The story of a journey, a circumnavigation of the earth via the belt of deserts which make up a fifth of its landmass. Martin Buckley has travelled both across and into deserts, in order to discover how people live there, to explore the desert's grip on human imagination, and how to probe its impact on the global environment.

From the Publisher

'Buckley is a born storyteller...read this book' Observer
‘Buckley writes wonderfully well, with a novelist’s ear for dialogue and a con man’s eye for character. The book’s opening scene, set at a tawdry French diplomatic party in Chad, is every bit as accomplished as anything in Graham Greene. Buckley’s desert descriptions resonate long after you put his book down. No grain of sand goes unturned in Buckley’s engaging, almost surgical observations of people and place. He’s as sharp as a cactus spine’ Evening Standard

‘I was sitting in the bath one day, poring over a soggy map, when it hit me: binding this green planet were bands of gold. I saw that you could almost circumnavigate the earth without ever leaving the desert.’ Martin Buckley’s account of a journey through some of the world’s harshest landscapes is harsh, hilarious, yet filled with a sense of the desert’s culture, ecology – and ultimate mystery.

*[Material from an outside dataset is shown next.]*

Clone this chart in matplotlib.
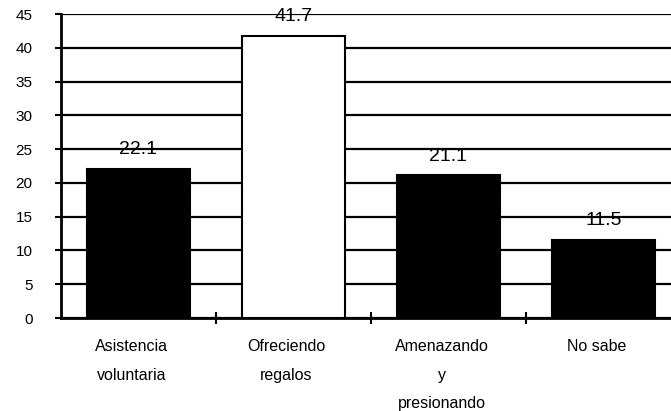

‘Magnificent…His account of a two-year odyssey round the world’s deserts…is brilliantly illuminated…passionate and entertaining’ Scotland on Sunday

‘As with all good travel books, the outer journey is paralleled by that into unknown realms within…Buckley is a born storyteller. He is a powerfully visual writer. Read this book most of all for its prose, which sparkles with inventiveness, its unstinting compassion for the people and places it describes and its author’s anarchic humour. It is the next best thing to crossing the deserts of the world oneself’ Observer

‘There is a zest and maturity to the prose which marks Grains of Sand as a particularly auspicious debut…Buckley has Theroux’s gift for observation’ Herald (Scotland)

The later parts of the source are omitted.